Ce que relève ce rapport, Richard et Klaudia racontent l’avoir vécu dans leur chair. À l’époque où Klaudia et sa famille demandent l’asile au Canada, « des groupes nazis tuent des familles en Hongrie et dans les pays voisins », relate-t-elle, évoquant des raids dans les quartiers habités par sa communauté, des maisons brûlées, ou encore des voisins, tirés à bout portant en plein milieu d’une rue. Des faits documentés, à l’époque, par le réalisateur Karl Nerenberg dans Never Come Back (2011), un film sur la communauté rom du Canada, dans lequel figure notamment la famille Banya.
« Ils n’ont peur de personne », craint Klaudia, « ils peuvent me tirer dessus, sur mes enfants et mon mari, et l’[IRCC] n’en a pas conscience », dénonce-t-elle.
Si IRCC a reconnu les discriminations vécues par les roms de Hongrie, confirme un avocat mis au courant du dossier.
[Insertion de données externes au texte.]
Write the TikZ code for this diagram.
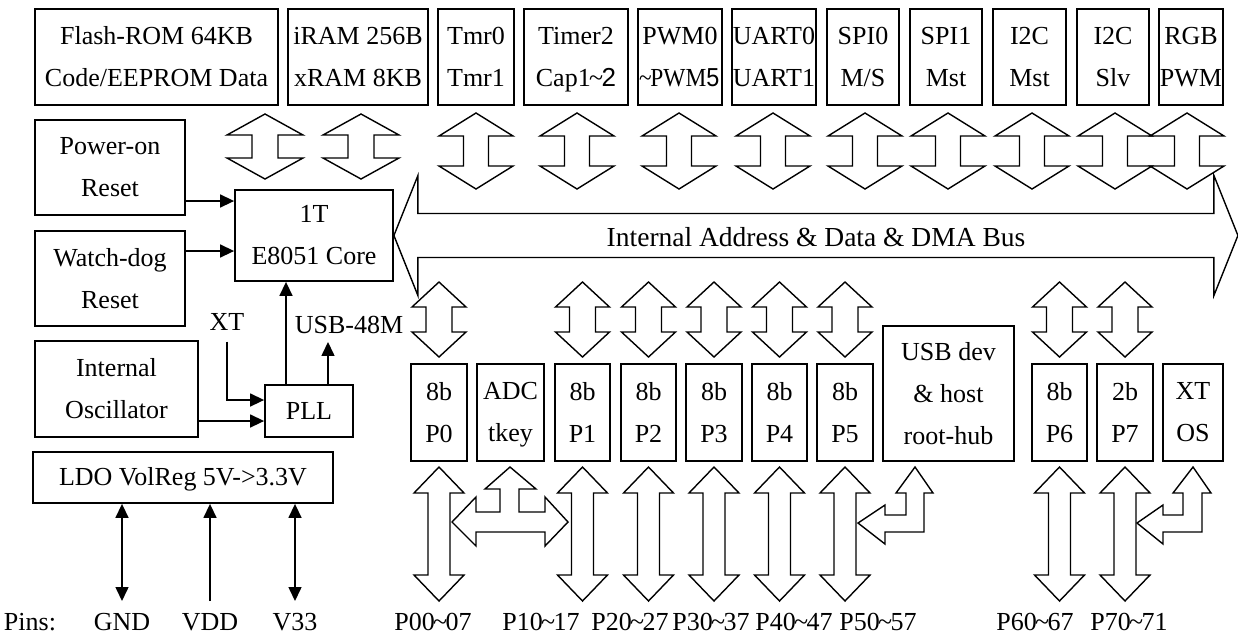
\documentclass[tikz,border=0pt]{standalone}
\usepackage{fontspec}
\usepackage{graphicx}
\setmainfont{Liberation Serif}
\newfontfamily\sansdigit{Liberation Sans}
\usetikzlibrary{arrows.meta,calc}
\newcommand{\bigfs}{\fontsize{26}{42}\selectfont}
\newcommand{\tld}{\kern-0.06em\textasciitilde\kern-0.06em}
% hollow vertical double arrow: top tip, length, head half, shaft half, head length
\newcommand{\vdbl}[5]{\draw[hollow] #1 -- ++(#3,#5) -- ++({#4-#3},0)
  -- ++(0,{#2-2*#5}) -- ++({#3-#4},0) -- ++({-#3},#5) -- ++({-#3},{-#5})
  -- ++({#3-#4},0) -- ++(0,{-(#2-2*#5)}) -- ++({#4-#3},0) -- cycle;}
\tikzset{
  blk/.style    = {draw, line width=1.8pt, align=center, inner sep=0pt, font=\bigfs},
  topblk/.style = {blk, minimum height=96},
  portblk/.style= {blk, minimum height=97},
  lbl/.style    = {font=\bigfs, inner sep=0pt},
  hollow/.style = {line width=1.4pt, line join=miter},
  ar/.style     = {-{Triangle[length=14pt,width=13pt]}, line width=1.5pt},
  dar/.style    = {{Triangle[length=14pt,width=13pt]}-{Triangle[length=14pt,width=13pt]}, line width=1.5pt}
}

\begin{document}
\begin{tikzpicture}[x=1pt, y=-1pt]
\useasboundingbox (0,0) rectangle (1238,641);

% peripheral row
\node[topblk, minimum width=243] (flash) at (156.5,57) {Flash-ROM 64KB\\Code/EEPROM Data};
\node[topblk, minimum width=140] (iram)  at (358,57)   {iRAM 256B\\xRAM 8KB};
\node[topblk, minimum width=76]  (tmr)   at (476,57)   {Tmr0\\Tmr1};
\node[topblk, minimum width=104] (timer) at (576,57)   {\strut Timer2\\\strut Cap1\tld{\sansdigit 2}};
\node[topblk, minimum width=84]  (pwm)   at (680,57)   {PWM0\\\scalebox{0.9}[1]{\tld PWM{\sansdigit 5}}};
\node[topblk, minimum width=84]  (uart)  at (774,57)   {UART0\\UART1};
\node[topblk, minimum width=72]  (spi0)  at (863,57)   {SPI0\\M/S};
\node[topblk, minimum width=72]  (spi1)  at (946,57)   {SPI1\\Mst};
\node[topblk, minimum width=73]  (i2cm)  at (1029.5,57){I2C\\Mst};
\node[topblk, minimum width=72]  (i2cs)  at (1113,57)  {I2C\\Slv};
\node[topblk, minimum width=64]  (rgb)   at (1191,57)  {RGB\\PWM};

% core side
\node[blk, minimum width=150, minimum height=95] (por)  at (110,167.5) {Power-on\\Reset};
\node[blk, minimum width=150, minimum height=95] (wdg)  at (110,278.5) {Watch-dog\\Reset};
\node[blk, minimum width=163, minimum height=96] (osc)  at (116.5,389) {Internal\\Oscillator};
\node[blk, minimum width=158, minimum height=91] (core) at (314,235.5) {1T\\E8051 Core};
\node[blk, minimum width=88, minimum height=52]  (pll)  at (309,411)   {PLL};
\node[blk, minimum width=300, minimum height=51] (ldo)  at (183,477.5) {\strut LDO VolReg 5V->3.3V};
\node[lbl] (xt)    at (227,322) {XT};
\node[lbl] (usb48) at (349,325) {USB-48M};

\draw[ar] (por.east |- 0,201) -- (core.west |- 0,201);
\draw[ar] (wdg.east |- 0,251) -- (core.west |- 0,251);
\draw[ar] (osc.east |- 0,421) -- (pll.west |- 0,421);
\draw[ar] ([yshift=-11pt]xt.south) |- (pll.west |- 0,400);
\draw[ar] (pll.north -| 286,0) -- (core.south -| 286,0);
\draw[ar] (pll.north -| 328,0) -- ([yshift=-8pt]usb48.south -| 328,0);

% ports
\node[portblk, minimum width=56] (p0)  at (439,412.5)   {8b\\P0};
\node[portblk, minimum width=67] (adc) at (510.5,412.5) {\strut ADC\\\strut tkey};
\node[portblk, minimum width=55] (p1)  at (582.5,412.5) {8b\\P1};
\node[portblk, minimum width=55] (p2)  at (648.5,412.5) {8b\\P2};
\node[portblk, minimum width=56] (p3)  at (714,412.5)   {8b\\P3};
\node[portblk, minimum width=55] (p4)  at (779.5,412.5) {8b\\P4};
\node[portblk, minimum width=56] (p5)  at (845,412.5)   {8b\\P5};
\node[blk, minimum width=131, minimum height=135] (usb) at (948.5,393.5) {USB dev\\\& host\\root-hub};
\node[portblk, minimum width=55] (p6)  at (1059.5,412.5){8b\\P6};
\node[portblk, minimum width=56] (p7)  at (1125,412.5)  {2b\\P7};
\node[portblk, minimum width=60] (xtos) at (1193,412.5) {XT\\OS};

% bus
\draw[hollow] (core.east) -- ++(24,-60) -- ++(0,38) -- ++(796,0) -- ++(0,-38)
  -- ++(24,60) -- ++(-24,60) -- ++(0,-38) -- ++(-796,0) -- ++(0,38) -- cycle;
\node[lbl, font=\fontsize{27.5}{33}\selectfont] (bus) at (816,237) {Internal Address \& Data \& DMA Bus};

\foreach \x in {476,577,679,773,865,948,1032,1115,1187}
  {\vdbl{(\x,113)}{76}{37}{12.5}{23}}
\foreach \x in {265,361}
  {\vdbl{(\x,114)}{65}{38}{13}{21}}
\foreach \p in {p0,p1,p2,p3,p4,p5,p6,p7}
  {\vdbl{(\p.north |- 0,282)}{75}{27}{13}{25}}
\foreach \p in {p0,p1,p2,p3,p4,p5,p6,p7}
  {\vdbl{(\p.south |- 0,467)}{134}{25}{11}{26}}

% adc / usb / xtal side arrows
\draw[hollow] (452,522) -- (476,497) -- (476,512) -- (500,512) -- (500,489) -- (485,489)
  -- (510,467) -- (536,489) -- (519,489) -- (519,512) -- (545,512) -- (545,497)
  -- (568,522) -- (545,546) -- (545,532) -- (476,532) -- (476,546) -- cycle;
\draw[hollow] (858,523) -- (885,505) -- (885,515) -- (906,515) -- (906,493) -- (896,493)
  -- (915,467) -- (933,493) -- (924,493) -- (924,532) -- (885,532) -- (885,544) -- cycle;
\draw[hollow] (1137,523) -- (1163,505) -- (1163,515) -- (1183,515) -- (1183,493) -- (1173,493)
  -- (1193,467) -- (1211,493) -- (1202,493) -- (1202,532) -- (1163,532) -- (1163,544) -- cycle;

% pins
\node[lbl] (pins) at (30,622)   {Pins:};
\node[lbl] (gnd)  at (122,622)  {GND};
\node[lbl] (vdd)  at (210,622)  {VDD};
\node[lbl] (v33)  at (295,622)  {V33};
\node[lbl] (q0)   at (433,622)  {P00\tld07};
\node[lbl] (q1)   at (541,622)  {P10\tld17};
\node[lbl] (q2)   at (630,622)  {P20\tld27};
\node[lbl] (q3)   at (711,622)  {P30\tld37};
\node[lbl] (q4)   at (794,622)  {P40\tld47};
\node[lbl] (q5)   at (878,622)  {P50\tld57};
\node[lbl] (q6)   at (1035,622) {P60\tld67};
\node[lbl] (q7)   at (1129,622) {P70\tld71};

\draw[dar] (gnd |- ldo.south) -- (gnd |- 0,601);
\draw[ar]  (vdd |- 0,601) -- (vdd |- ldo.south);
\draw[dar] (v33 |- ldo.south) -- (v33 |- 0,601);
\end{tikzpicture}
\end{document}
Richard, lui, n’a pas été considéré comme étant à risque d’être persécuté.
Désunir pour mieux réunir ?
Des cas comme celui de la famille Banya-Maszlag, impossible de savoir il en existe combien. Pierre-Luc Bouchard, avocat, admet par ailleurs qu’« il est relativement fréquent de voir des familles dont un membre a un statut irrégulier et qui ont des difficultés à régulariser sa situation », au Centre de réfugiés de Montréal où il officie.
Interrogé dans le cadre de cet article, IRCC a affirmé ne pas pouvoir commenter le cas de la famille Banya-Maszlag, mais assure que « le gouvernement du Canada est déterminé à réunir les familles ».
La réunification familiale, c’est d’ailleurs l’option qu’a choisie le couple, même si une révision de la décision concernant l’ERAR aurait pu être demandée à la Cour fédérale. Lorsqu’effectuée sur le territoire canadien, une demande de réunification familiale prend actuellement 10 mois et, depuis l’internationale, le délai s’élève à 14 mois, selon IRCC : une attente qu’auraient préféré éviter Richard et Klaudia.
Mais après avoir repoussé le plus longtemps possible le moment de fixer la date de son départ, espérant un miracle ou l’intervention tout aussi divine de leur avocat, le couple s’est finalement résigné à prendre un aller simple au nom de Richard Maszlag, le 8 mai prochain.
« Une famille ne devrait pas être séparée »
Klaudia et leurs enfants ne devraient d’ailleurs pas tarder, eux aussi, à retraverser l’Atlantique. Avec un nouveau-né à la maison – un appartement de deux chambres à coucher qu’elle partage avec ses parents -, elle soutient ne pas être prête à reprendre le travail « Je ne suis pas en mesure de nous supporter financièrement, avec les enfants », admet-elle, « je n’aurai pas le choix de le suivre ».
« Notre famille risque beaucoup. Nos vies, le futur de nos enfants », affirme Klaudia, qui garde un souvenir désastreux de la première expulsion de son mari, en 2019 : leur premier enfant a alors un an, et « c’est un énorme traumatisme pour lui », non-verbal jusqu’à ses 3 ans et demi. La jeune femme rejoint alors Richard au Royaume-Uni, où il s’est à nouveau exilé, mais ils rencontrent les mêmes discriminations, « comme partout en Europe », dit-elle. « Au Canada, personne ne se soucie de la couleur de ma peau, tout le monde s’en fout si tu es gitan […]. On te traite comme un humain. »
Elle se permet alors de rêver à ce qu’aurait pu être leur retour au Canada, en 2023, après un séjour de plusieurs années au Royaume-Uni : « je pensais que ce serait bon pour nos enfants, que nous pourrions louer une belle maison et que mon mari pourrait travailler » dans son domaine, la construction.
« Mais maintenant je n’ai plus le choix de partir [avec les enfants] », se résigne-t-elle, laissant échapper telle une complainte : « l’immigration nous a fait ça en nous séparant ».